Last Call at the Tripple-A

DPC/THE IRISH BROTHERS/BENNY
CHADWICK/ERIK REZ
AAA Electra 99 Art Gallery
Newport Beach Sunday, Sept. 24
If there ever was a punk-rock art gallery, then AAA Electra 99 in Newport Beach was it. In a two-room art space in an unassuming office complex in one of Newport's seedier industrial hoods, chief operator Richard Johnson displayed . . . how shall we put this? . . . some weird, freaky-ass shit. Like Brian Sanghyun Kim's Chicken Baby, a whole grocery-store chicken—possibly roasted—lacquered and spread-eagled onto a white shag carpet, with menacing cutlery pointed at its underside and with a baby doll head positioned where the bird's noggin would ordinarily be. And Neil Parker's My Cat Loves Me, a strange and disturbing yet haunting piece consisting of a couple of dead rats shellacked to a panel of what looks like root-beer-colored kitty barf (asking price: $399. Quick, where's our MasterCard?). Other works on display during our visit included poetry verse blotted onto (unused) toilet paper; a photo collage of dead babies; hand-painted goat skulls by Motorsoule's Ricky Menace, our favorite punk-rock cabby; and a wide assortment of penis/vagina/Jesus imagery—sometimes in the same piece! Not exactly the kind of stuff you'd find in the galleries of Laguna Beach. When AAA Electra dies, you get the feeling they're going straight to hell.

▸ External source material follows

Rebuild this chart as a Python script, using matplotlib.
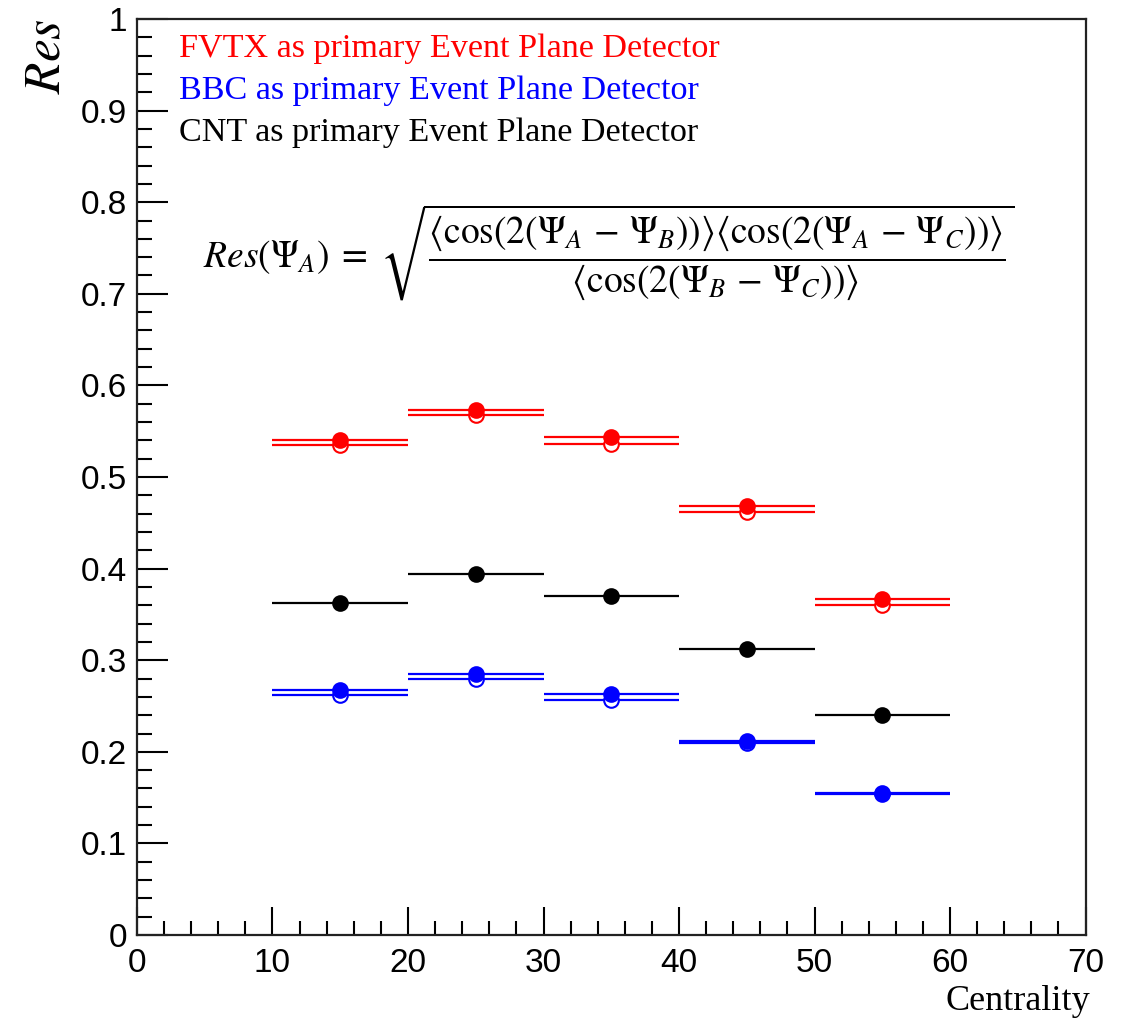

Turns out the gallery is dying—evicted, actually, along with all the other tenants in their building; apparently the site is desperately needed for a parking lot. But Johnson says he hopes to relocate—possibly to Orange—so AAA might make like a phoenix in the not-too-distant future. Hope so because AAA has also been a nurturer of many an eclectic local band. This was the final live performance night at AAA before they closed up shop at this locale, which was fitting—what's a wake, after all, without a little music? Thing is we weren't too sure what to expect, since we'd been told that all the real bands had played the night before as part of this three-day going-temporarily-away party. And when we arrived, we were met by Sister Midnight, whose set consisted of spoken word with some karaoke flourishes —which didn't bode well. But then our favorite folkie anarchist Erik Rez stepped up, though not violently strumming his acoustic as he usually does, on account of an injured wrist. Still, he managed to offend the easily offended with his slowly picked song about the pope jerking off as visions of little boys and bloodthirsty killing play in His Holiness' head (“Here's a song I only sing in church,” Erik announced as he introduced the tune). He also did a wickedly funny a cappella number called “How I Really Like the Cops,” one of the most gleefully sarcastic things we've heard in a while and something that would get him permanently banned from Starbucks if he ever landed a gig there and performed it. We'd quote a line or three from it here, but the damn jetliner hums that emanated from John Wayne Airport across the street kept distracting us from scrawling any down. We were exploring the galleries while a guy named Benny Chadwick did an acoustic duet thing which, from a distance, sounded quite nice and lovely—stuff we probably should've paid more attention to. His melody-rich songs tumbled around pleasantly in our heads as we pored over a book called Car Crashes N Other Sad Stories, a collection of crisp black-and-white photographs of Orange County auto wrecks taken by a shooter for the old Santa Ana Register during the '40s and '50s (see the Weekly's review, “All Over the Road,” Aug. 25). They were beautifully composed but still pretty gross—maybe Chadwick's calming tunes were the only thing that kept us from doing the Technicolor yawn all over the AAA floor.

Then came the Irish Brothers, who do rockabilly with occasional inroads into punk (Bro Keith also plays in Punk as a Doornail, a band semi-famed for using a guitar made out of a skateboard). The Irish men blew out a swell mix of covers and originals, which fit the evening's last-call mood—stuff that went from a zippy tackling of “Folsom Prison Blues” to a wild freak-out deal called “Jesus Stole My Woman” to a creation called “Psycho Pompadour” which, thanks or no thanks to a crappy mic, made singer Karl's voice sound like a shocking merge of death metal with the pipes of the Cramps' Lux Interior.

The final band was DPC, a freeform jammy-jam outfit who did sax-sprinkled dub riffs and groove-heavy instrumentals. Good dance music, and had there been more than about three people watching them, the floor would've been throbbing. But hey, it was 1 a.m. by this time, and a lot of people had cut out for home, doubtlessly with tears welling up in their eyes at the thought of AAA's impending doom. We just hope that wherever they turn up next, the music will still be regarded as important as the art that covers their walls. Even the dead-rat art.